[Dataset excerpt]
....................
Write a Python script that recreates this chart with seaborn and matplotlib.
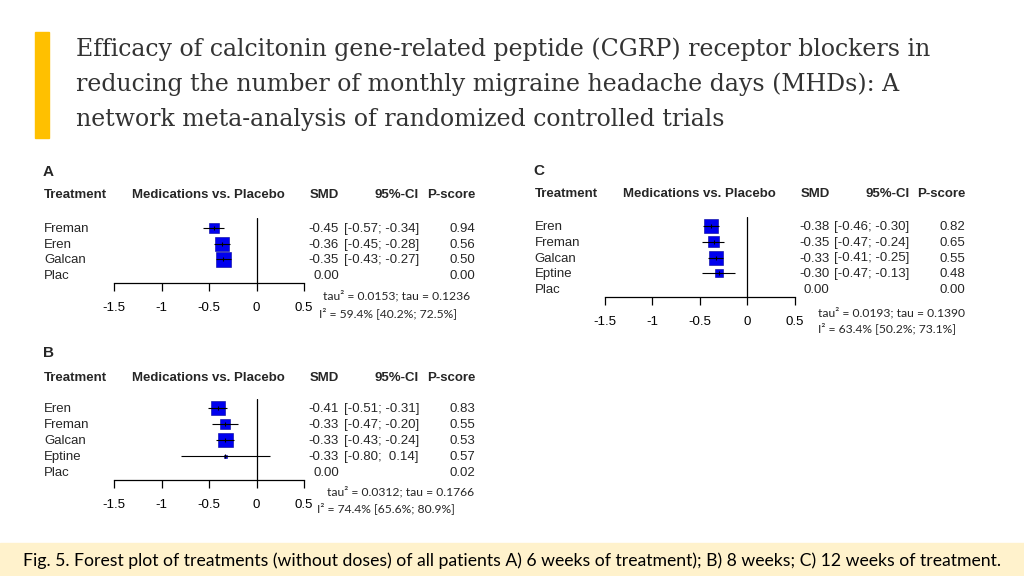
import numpy as np
import pandas as pd
import matplotlib
matplotlib.use("Agg")
import matplotlib.pyplot as plt
from matplotlib.patches import Rectangle
import seaborn as sns

# ---------------- data ----------------
title_lines = [
    "Efficacy of calcitonin gene-related peptide (CGRP) receptor blockers in",
    "reducing the number of monthly migraine headache days (MHDs): A",
    "network meta-analysis of randomized controlled trials",
]
caption = ("Fig. 5. Forest plot of treatments (without doses) of all patients A) 6 weeks of "
           "treatment); B) 8 weeks; C) 12 weeks of treatment.")

header = ["Treatment", "Medications vs. Placebo", "SMD", "95%-CI", "P-score"]
x_ticks = [-1.5, -1, -0.5, 0, 0.5]
x_tick_labels = ["-1.5", "-1", "-0.5", "0", "0.5"]

a_treat = ["Freman", "Eren", "Galcan", "Plac"]
a_smd = [-0.45, -0.36, -0.35, 0.00]
a_lo = [-0.57, -0.45, -0.43, np.nan]
a_hi = [-0.34, -0.28, -0.27, np.nan]
a_pscore = [0.94, 0.56, 0.50, 0.00]
a_weight = [100, 196, 210, 0]
a_tau2, a_tau = 0.0153, 0.1236
a_i2 = [59.4, 40.2, 72.5]

b_treat = ["Eren", "Freman", "Galcan", "Eptine", "Plac"]
b_smd = [-0.41, -0.33, -0.33, -0.33, 0.00]
b_lo = [-0.51, -0.47, -0.43, -0.80, np.nan]
b_hi = [-0.31, -0.20, -0.24, 0.14, np.nan]
b_pscore = [0.83, 0.55, 0.53, 0.57, 0.02]
b_weight = [196, 100, 210, 9, 0]
b_tau2, b_tau = 0.0312, 0.1766
b_i2 = [74.4, 65.6, 80.9]

c_treat = ["Eren", "Freman", "Galcan", "Eptine", "Plac"]
c_smd = [-0.38, -0.35, -0.33, -0.30, 0.00]
c_lo = [-0.46, -0.47, -0.41, -0.47, np.nan]
c_hi = [-0.30, -0.24, -0.25, -0.13, np.nan]
c_pscore = [0.82, 0.65, 0.55, 0.48, 0.00]
c_weight = [196, 121, 196, 64, 0]
c_tau2, c_tau = 0.0193, 0.1390
c_i2 = [63.4, 50.2, 73.1]

# ---------------- setup ----------------
sns.set_theme(style="white")
plt.rcParams["font.family"] = ["Liberation Sans", "DejaVu Sans"]
plt.rcParams["axes.unicode_minus"] = False

W, H = 1024, 576
fig = plt.figure(figsize=(W / 100, H / 100), dpi=100)
fig.patch.set_facecolor("white")
renderer = fig.canvas.get_renderer()

DY = 1.0  # small vertical nudge for centred text


def fx(px):
    return px / W


def fy(py):
    return 1 - py / H


def fit_size(text, width_px, family, weight="normal", start=12):
    t = fig.text(0, 0, text, fontsize=start, family=family, fontweight=weight)
    w = t.get_window_extent(renderer).width
    t.remove()
    return start * width_px / w


# yellow bar + title
fig.patches.append(Rectangle((fx(35), fy(138)), fx(14), (138 - 32) / H,
                             transform=fig.transFigure, color="#FFC000", zorder=1))
tsize = fit_size(title_lines[0], 852, ["DejaVu Serif"])
for line, base in zip(title_lines, [56, 91, 126]):
    fig.text(fx(76), fy(base), line, fontsize=tsize, family=["DejaVu Serif"],
             color="#333333", va="baseline", ha="left")

# caption band
fig.patches.append(Rectangle((0, 0), 1, (576 - 543) / H, transform=fig.transFigure,
                             color="#FFF2CC", zorder=0))
csize = fit_size(caption, 975, ["Lato"])
fig.text(fx(512), fy(566), caption, fontsize=csize, family=["Lato"], color="black",
         ha="center", va="baseline")

FS = 9.5
stat_size = fit_size("tau\u00b2 = 0.0153; tau = 0.1236", 146, ["Lato"])


def panel(label, x0, treat, smd, lo, hi, pscore, weight, tau2, tau, i2, lay):
    # ---- marks ----
    r0, r1 = lay["rows"]
    n = len(treat)
    sp = (r1 - r0) / (n - 1)
    top, bot = lay["vtop"], lay["axis_y"]
    left_px, right_px = 114.3 + x0, 304.0 + x0
    ax = fig.add_axes([fx(left_px), fy(bot), fx(right_px - left_px), (bot - top) / H])
    ax.set_xlim(-1.5, 0.5)
    ax.set_ylim((bot - r0) / sp, (top - r0) / sp)
    ax.set_facecolor("none")

    df = pd.DataFrame({"treat": treat, "smd": smd, "lo": lo, "hi": hi,
                       "w": weight, "row": np.arange(n)})
    dfe = df[df["w"] > 0]
    # box area proportional to weight (weights are box areas in px^2)
    sns.scatterplot(data=dfe, x="smd", y="row", size="w", size_norm=(0, 250),
                    sizes=(0, 250 * 0.5184), marker="s", color="#0000EE",
                    edgecolor="#00009A", linewidth=0.4, legend=False, ax=ax,
                    zorder=3, clip_on=False)
    ax.hlines(dfe["row"], dfe["lo"], dfe["hi"], color="black", lw=0.8, zorder=4,
              clip_on=False)
    ax.plot(dfe["smd"], dfe["row"], ls="none", marker="|", ms=3, mew=0.8,
            color="black", zorder=5, clip_on=False)
    ax.axvline(0, color="black", lw=0.9, zorder=2)

    for s in ["left", "top", "right"]:
        ax.spines[s].set_visible(False)
    ax.spines["bottom"].set_color("black")
    ax.spines["bottom"].set_linewidth(0.9)
    ax.set_yticks([])
    ax.set_xticks(x_ticks)
    ax.set_xticklabels(x_tick_labels)
    ax.tick_params(axis="x", direction="out", length=6, width=0.9, color="black",
                   labelsize=FS, labelcolor="black", pad=8, bottom=True)
    ax.set_xlabel("")
    ax.set_ylabel("")
    ax.grid(False)

    # ---- texts ----
    fig.text(fx(43 + x0), fy(lay["label_y"] + DY), label, fontsize=11, fontweight="bold",
             ha="left", va="center")
    hy = fy(lay["header_y"] + DY)
    fig.text(fx(44 + x0), hy, header[0], fontsize=FS, fontweight="bold", ha="left", va="center")
    fig.text(fx(208.5 + x0), hy, header[1], fontsize=FS, fontweight="bold", ha="center", va="center")
    fig.text(fx(339 + x0), hy, header[2], fontsize=FS, fontweight="bold", ha="right", va="center")
    fig.text(fx(419 + x0), hy, header[3], fontsize=FS, fontweight="bold", ha="right", va="center")
    fig.text(fx(475 + x0), hy, header[4], fontsize=FS, fontweight="bold", ha="right", va="center")
    for i in range(n):
        yy = fy(r0 + i * sp + DY)
        fig.text(fx(44 + x0), yy, treat[i], fontsize=FS, ha="left", va="center")
        fig.text(fx(339 + x0), yy, f"{smd[i]:.2f}", fontsize=FS, ha="right", va="center")
        if not np.isnan(lo[i]):
            fig.text(fx(419 + x0), yy, f"[{lo[i]:5.2f}; {hi[i]:5.2f}]", fontsize=FS,
                     ha="right", va="center")
        fig.text(fx(475 + x0), yy, f"{pscore[i]:.2f}", fontsize=FS, ha="right", va="center")
    tx, ty = lay["tau_xy"]
    fig.text(fx(tx + x0), fy(ty + DY), f"tau\u00b2 = {tau2:.4f}; tau = {tau:.4f}",
             fontsize=stat_size, family=["Lato"], ha="left", va="center")
    ix, iy = lay["i2_xy"]
    fig.text(fx(ix + x0), fy(iy + DY), f"I\u00b2 = {i2[0]:.1f}% [{i2[1]:.1f}%; {i2[2]:.1f}%]",
             fontsize=stat_size, family=["Lato"], ha="left", va="center")


panel("A", 0, a_treat, a_smd, a_lo, a_hi, a_pscore, a_weight, a_tau2, a_tau, a_i2,
      dict(label_y=171, header_y=194, rows=(228, 275), vtop=218, axis_y=283,
           tau_xy=(323, 295), i2_xy=(319, 312)))
panel("B", 0, b_treat, b_smd, b_lo, b_hi, b_pscore, b_weight, b_tau2, b_tau, b_i2,
      dict(label_y=352, header_y=377, rows=(408, 472), vtop=399, axis_y=480,
           tau_xy=(327, 491), i2_xy=(317, 507)))
panel("C", 490.5, c_treat, c_smd, c_lo, c_hi, c_pscore, c_weight, c_tau2, c_tau, c_i2,
      dict(label_y=170, header_y=193, rows=(226, 289), vtop=217, axis_y=297,
           tau_xy=(328, 312), i2_xy=(328, 327)))

fig.savefig("out.png", dpi=100, facecolor="white")
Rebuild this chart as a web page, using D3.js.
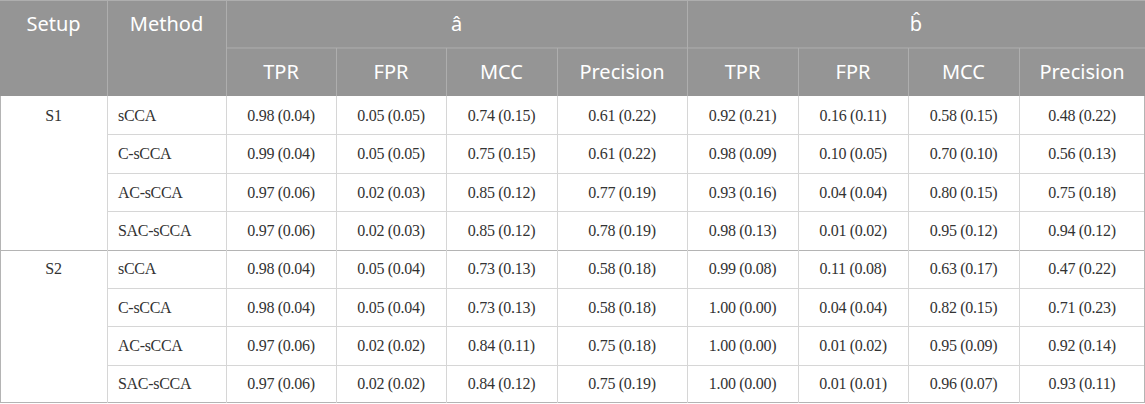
<!DOCTYPE html>
<html lang="en">
  <head>
    <meta charset="utf-8">
    <title>sCCA variable selection table</title>
    <style>
      body { margin: 0; background: #fff; }
      svg { display: block; }
      .head text { font-family: "Noto Sans", sans-serif; font-size: 20px; fill: #fff; }
      .body text { font-family: "Liberation Serif", serif; font-size: 16px; letter-spacing: -0.3px; fill: #333; }
    </style>
    <script src="https://d3js.org/d3.v7.min.js"></script>
  </head>
  <body>
    <script>

      // table data
      const setups  = ['S1', 'S2'];
      const methods = ['sCCA', 'C-sCCA', 'AC-sCCA', 'SAC-sCCA'];
      const groups  = ['â', 'b̂'];
      const metrics = ['TPR', 'FPR', 'MCC', 'Precision'];

      // rows: setup x method, values for â (TPR, FPR, MCC, Precision)
      const aValues = [
        ['0.98 (0.04)', '0.05 (0.05)', '0.74 (0.15)', '0.61 (0.22)'],
        ['0.99 (0.04)', '0.05 (0.05)', '0.75 (0.15)', '0.61 (0.22)'],
        ['0.97 (0.06)', '0.02 (0.03)', '0.85 (0.12)', '0.77 (0.19)'],
        ['0.97 (0.06)', '0.02 (0.03)', '0.85 (0.12)', '0.78 (0.19)'],
        ['0.98 (0.04)', '0.05 (0.04)', '0.73 (0.13)', '0.58 (0.18)'],
        ['0.98 (0.04)', '0.05 (0.04)', '0.73 (0.13)', '0.58 (0.18)'],
        ['0.97 (0.06)', '0.02 (0.02)', '0.84 (0.11)', '0.75 (0.18)'],
        ['0.97 (0.06)', '0.02 (0.02)', '0.84 (0.12)', '0.75 (0.19)']
      ];
      // values for b̂
      const bValues = [
        ['0.92 (0.21)', '0.16 (0.11)', '0.58 (0.15)', '0.48 (0.22)'],
        ['0.98 (0.09)', '0.10 (0.05)', '0.70 (0.10)', '0.56 (0.13)'],
        ['0.93 (0.16)', '0.04 (0.04)', '0.80 (0.15)', '0.75 (0.18)'],
        ['0.98 (0.13)', '0.01 (0.02)', '0.95 (0.12)', '0.94 (0.12)'],
        ['0.99 (0.08)', '0.11 (0.08)', '0.63 (0.17)', '0.47 (0.22)'],
        ['1.00 (0.00)', '0.04 (0.04)', '0.82 (0.15)', '0.71 (0.23)'],
        ['1.00 (0.00)', '0.01 (0.02)', '0.95 (0.09)', '0.92 (0.14)'],
        ['1.00 (0.00)', '0.01 (0.01)', '0.96 (0.07)', '0.93 (0.11)']
      ];

      // layout
      const width = 1145, height = 404;
      const headH = 48, bodyTop = 96, bodyBottom = 403;
      // column edges: Setup, Method, then 8 metric columns
      const edges = [0, 107, 226, 336, 446, 557, 687, 798, 908, 1019, 1145];
      const colKeys = ['setup', 'method'];
      groups.forEach((g, gi) => metrics.forEach(m => colKeys.push(gi + ':' + m)));

      const colX = d3.scaleOrdinal().domain(colKeys).range(edges.slice(0, -1));
      const colW = d3.scaleOrdinal().domain(colKeys).range(d3.pairs(edges).map(p => p[1] - p[0]));

      const rows = [];
      setups.forEach((s, si) => methods.forEach((m, mi) => {
        const i = si * methods.length + mi;
        rows.push({ setup: s, method: m, first: mi === 0, values: aValues[i].concat(bValues[i]) });
      }));

      const y = d3.scaleBand()
                  .domain(d3.range(rows.length))
                  .range([bodyTop, bodyBottom]);

      const svg = d3.select('body').append('svg')
                    .attr('width', width)
                    .attr('height', height);

      // ---- header ----
      const head = svg.append('g').attr('class', 'head');
      head.append('rect')
          .attr('x', 0).attr('y', 0)
          .attr('width', width).attr('height', bodyTop)
          .attr('fill', '#959595');

      const hLine = '#aeaeae';
      // top border
      head.append('line').attr('x1', 0).attr('x2', width).attr('y1', 0.5).attr('y2', 0.5)
          .attr('stroke', hLine);
      // line under group labels
      head.append('line').attr('x1', edges[2]).attr('x2', width).attr('y1', headH).attr('y2', headH)
          .attr('stroke', hLine);

      // vertical lines in header
      const headV = [edges[1], edges[2], edges[6]];
      head.selectAll('line.v').data(headV).join('line')
          .attr('class', 'v')
          .attr('x1', d => d + 0.5).attr('x2', d => d + 0.5)
          .attr('y1', 0).attr('y2', bodyTop)
          .attr('stroke', hLine);
      head.selectAll('line.v2').data(colKeys.slice(2).filter((k, i) => i % 4 !== 0)).join('line')
          .attr('class', 'v2')
          .attr('x1', d => colX(d) + 0.5).attr('x2', d => colX(d) + 0.5)
          .attr('y1', headH).attr('y2', bodyTop)
          .attr('stroke', hLine);

      head.selectAll('text.top').data([['setup', 'Setup'], ['method', 'Method']]).join('text')
          .attr('class', 'top')
          .attr('x', d => colX(d[0]) + colW(d[0]) / 2)
          .attr('y', headH / 2)
          .attr('dy', '0.35em')
          .attr('text-anchor', 'middle')
          .text(d => d[1]);

      head.selectAll('text.group').data(groups).join('text')
          .attr('class', 'group')
          .attr('x', (d, i) => {
            const x0 = colX(i + ':' + metrics[0]);
            const last = i + ':' + metrics[metrics.length - 1];
            return (x0 + colX(last) + colW(last)) / 2;
          })
          .attr('y', headH / 2)
          .attr('dy', '0.35em')
          .attr('text-anchor', 'middle')
          .text(d => d);

      head.selectAll('text.metric').data(colKeys.slice(2)).join('text')
          .attr('class', 'metric')
          .attr('x', d => colX(d) + colW(d) / 2)
          .attr('y', headH + headH / 2)
          .attr('dy', '0.35em')
          .attr('text-anchor', 'middle')
          .text(d => d.split(':')[1]);

      // ---- body ----
      const body = svg.append('g').attr('class', 'body');
      const gridC = '#d6d6d6', darkC = '#b4b4b4';

      // horizontal row lines (method columns onward)
      body.selectAll('line.row').data(rows.filter(r => !r.first)).join('line')
          .attr('class', 'row')
          .attr('x1', edges[1]).attr('x2', width)
          .attr('y1', d => Math.round(y(rows.indexOf(d))) + 0.5)
          .attr('y2', d => Math.round(y(rows.indexOf(d))) + 0.5)
          .attr('stroke', gridC);

      // setup separators + bottom
      const sepIdx = rows.map((r, i) => r.first && i > 0 ? i : -1).filter(i => i > 0);
      body.selectAll('line.sep').data(sepIdx).join('line')
          .attr('class', 'sep')
          .attr('x1', 0).attr('x2', width)
          .attr('y1', d => Math.round(y(d)) + 0.5).attr('y2', d => Math.round(y(d)) + 0.5)
          .attr('stroke', darkC);
      body.append('line')
          .attr('x1', 0).attr('x2', width)
          .attr('y1', bodyBottom - 0.5).attr('y2', bodyBottom - 0.5)
          .attr('stroke', darkC);

      // vertical lines in body
      body.selectAll('line.col').data(edges).join('line')
          .attr('class', 'col')
          .attr('x1', d => d === width ? d - 0.5 : d + 0.5).attr('x2', d => d === width ? d - 0.5 : d + 0.5)
          .attr('y1', bodyTop).attr('y2', bodyBottom)
          .attr('stroke', (d, i) => (i === 0 || i === edges.length - 1) ? darkC : gridC);

      // setup labels (first row of each block)
      body.selectAll('text.setup').data(rows.filter(r => r.first)).join('text')
          .attr('class', 'setup')
          .attr('x', colX('setup') + colW('setup') / 2)
          .attr('y', d => y(rows.indexOf(d)) + y.bandwidth() / 2)
          .attr('dy', '0.35em')
          .attr('text-anchor', 'middle')
          .text(d => d.setup);

      body.selectAll('text.method').data(rows).join('text')
          .attr('class', 'method')
          .attr('x', colX('method') + 11)
          .attr('y', (d, i) => y(i) + y.bandwidth() / 2)
          .attr('dy', '0.35em')
          .text(d => d.method);

      const cells = [];
      rows.forEach((r, ri) => r.values.forEach((v, vi) => cells.push({ ri, key: colKeys[vi + 2], v })));
      body.selectAll('text.cell').data(cells).join('text')
          .attr('class', 'cell')
          .attr('x', d => colX(d.key) + colW(d.key) / 2)
          .attr('y', d => y(d.ri) + y.bandwidth() / 2)
          .attr('dy', '0.35em')
          .attr('text-anchor', 'middle')
          .text(d => d.v);
    </script>
  </body>
</html>
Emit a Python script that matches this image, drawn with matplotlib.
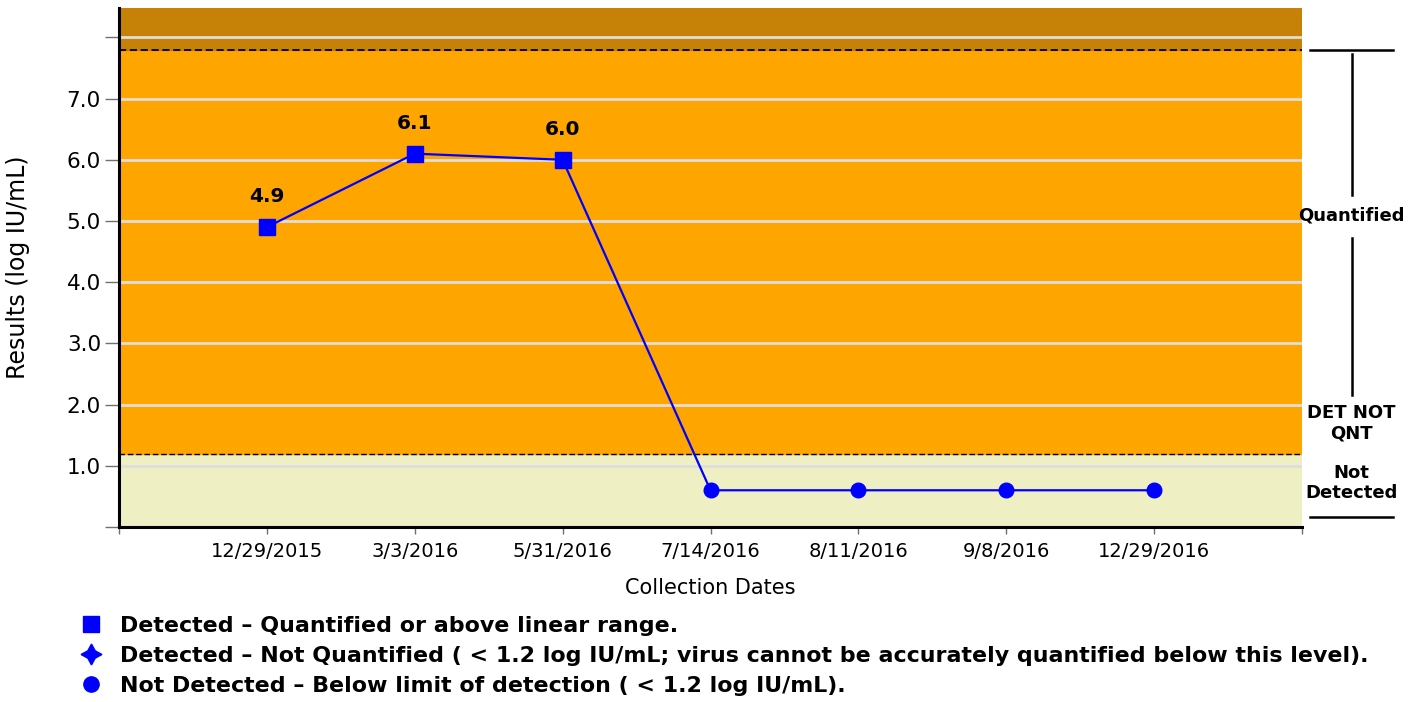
....................
-- Your instructions --
Copy nothing but the lines above from the one with "Rebuild this chart" to the one with "const metrics = ['TPR', 'FPR', 'MCC', 'Precision'];", inclusive, word for word. Leave every picture out.

-- Written solution --
Rebuild this chart as a web page, using D3.js.
<!DOCTYPE html>
<html lang="en">
  <head>
    <meta charset="utf-8">
    <title>sCCA variable selection table</title>
    <style>
      body { margin: 0; background: #fff; }
      svg { display: block; }
      .head text { font-family: "Noto Sans", sans-serif; font-size: 20px; fill: #fff; }
      .body text { font-family: "Liberation Serif", serif; font-size: 16px; letter-spacing: -0.3px; fill: #333; }
    </style>
    <script src="https://d3js.org/d3.v7.min.js"></script>
  </head>
  <body>
    <script>

      // table data
      const setups  = ['S1', 'S2'];
      const methods = ['sCCA', 'C-sCCA', 'AC-sCCA', 'SAC-sCCA'];
      const groups  = ['â', 'b̂'];
      const metrics = ['TPR', 'FPR', 'MCC', 'Precision'];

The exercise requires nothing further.